Think about these things — and ideally, work with a professional to understand all your options — before you start negotiating. Otherwise, you may arrive at separation proceedings unaware that there are assets you're entitled to or assets of your own that your soon-to-be ex is eyeing.

3. Putting off financial planning

At any stage in your marriage, it's smart to take steps to ensure your own long-term financial wellbeing. That means being involved in the joint money decisions and management. Krawcheck says she made the mistake of letting her first husband handle those things on his own.
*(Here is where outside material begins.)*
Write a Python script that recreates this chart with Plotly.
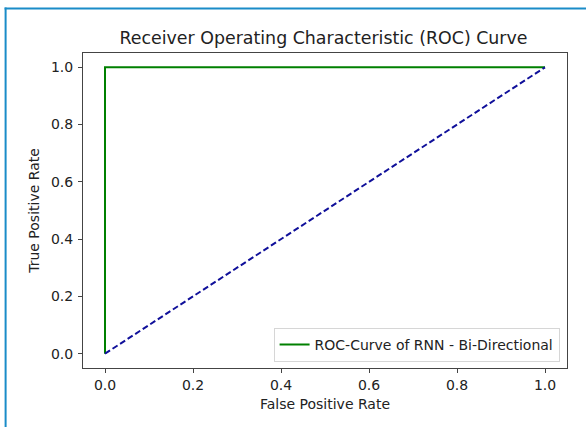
import plotly.graph_objects as go

# Data
fpr = [0.0, 0.0, 1.0]
tpr = [0.0, 1.0, 1.0]
diag_x = [0.0, 1.0]
diag_y = [0.0, 1.0]
tick_vals = [0.0, 0.2, 0.4, 0.6, 0.8, 1.0]
tick_text = ["0.0", "0.2", "0.4", "0.6", "0.8", "1.0"]

W, H = 586, 427
L, R, T, B = 83.3, 566.7, 53.3, 367.7

def px(x):
    return (x - L) / (R - L)

def py(y):
    return (B - y) / (B - T)

fig = go.Figure()
fig.add_trace(go.Scatter(x=fpr, y=tpr, mode="lines",
                         line=dict(color="#008000", width=2),
                         name="ROC-Curve of RNN - Bi-Directional"))
fig.add_trace(go.Scatter(x=diag_x, y=diag_y, mode="lines",
                         line=dict(color="#10109a", width=2, dash="6px,3px"),
                         showlegend=False))

font_family = "DejaVu Sans"
axis_common = dict(
    showgrid=False, zeroline=False, showline=True, mirror=True,
    linecolor="#444", linewidth=1, ticks="outside", ticklen=4,
    tickcolor="#444", tickwidth=1, tickvals=tick_vals, ticktext=tick_text,
    tickfont=dict(family=font_family, size=14, color="#222"),
)

fig.update_layout(
    width=W, height=H,
    margin=dict(l=L, r=W - R, t=T, b=H - B, autoexpand=False),
    paper_bgcolor="white", plot_bgcolor="white",
    title=dict(text="Receiver Operating Characteristic (ROC) Curve",
               x=323.5 / W, xanchor="center", y=1 - 38 / H, yanchor="middle",
               font=dict(family=font_family, size=17.4, color="#222")),
    xaxis=dict(range=[-0.05, 1.05],
               title=dict(text="False Positive Rate", standoff=7,
                          font=dict(family=font_family, size=14, color="#222")),
               **axis_common),
    yaxis=dict(range=[-0.05, 1.05], ticklabelstandoff=2,
               title=dict(text="True Positive Rate", standoff=8,
                          font=dict(family=font_family, size=14, color="#222")),
               **axis_common),
    legend=dict(x=px(559.3), y=py(361.7), xanchor="right", yanchor="bottom",
                bgcolor="rgba(255,255,255,0.8)", bordercolor="#d6d6d6", borderwidth=1,
                font=dict(family=font_family, size=14, color="#222")),
    showlegend=True,
)

# Blue frame around the picture
fig.add_shape(type="line", xref="paper", yref="paper",
              x0=px(6), x1=px(6), y0=py(8), y1=py(430),
              line=dict(color="#1a8cc8", width=2))
fig.add_shape(type="line", xref="paper", yref="paper",
              x0=px(5), x1=px(590), y0=py(9), y1=py(9),
              line=dict(color="#1a8cc8", width=2))

fig.write_html("out.html", config={"displayModeBar": False},
               post_script="document.body.style.margin='0';")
"Money is money, but money in a relationship is power," she says. Not only because working together to make financial decisions can make your relationship stronger, but also because of the fact that financial abuse is almost ubiquitous with domestic abuse

Outside of your finances as a couple, Krawcheck recommends keeping an individual emergency fund just in case of a divorce, or even the sudden death of a spouse. No one wants to think about the tragic ways a marriage can end, but the fact is if you get married, there is a chance you will get divorced. And if you're a woman who marries a man, it's statistically likely you will out-live him.

"Should women have an emergency fund — secret or not? Absolutely," Krawcheck says. "Should women be investing their own money and making sure they're funding their own retirement account? Absolutely."

It's up to you whether you discuss these accounts with your spouse, but "I do think there's a warning bell that should go off if you do believe you have to do this stuff secretly," she adds.

If your marriage is ending and you're beginning your next chapter, it's important to protect your financial wellbeing and address any of the major changes to your overall picture.

Depending on your situation, you may need to look at and adjust your insurance policies by removing your spouse or obtaining your own coverage. Keep an eye on your credit for any impact from closed joint accounts. If you had to drain an emergency fund or were relying on shared savings, start building that up again.

There's a lot to cover, but working with a team of professionals can help ensure you're addressing each item. Krawcheck's Ellevest recently released a divorce financial planning package designed to connect women with a team of certified financial planners and certified divorce financial analysts along with virtual resources to help them get through.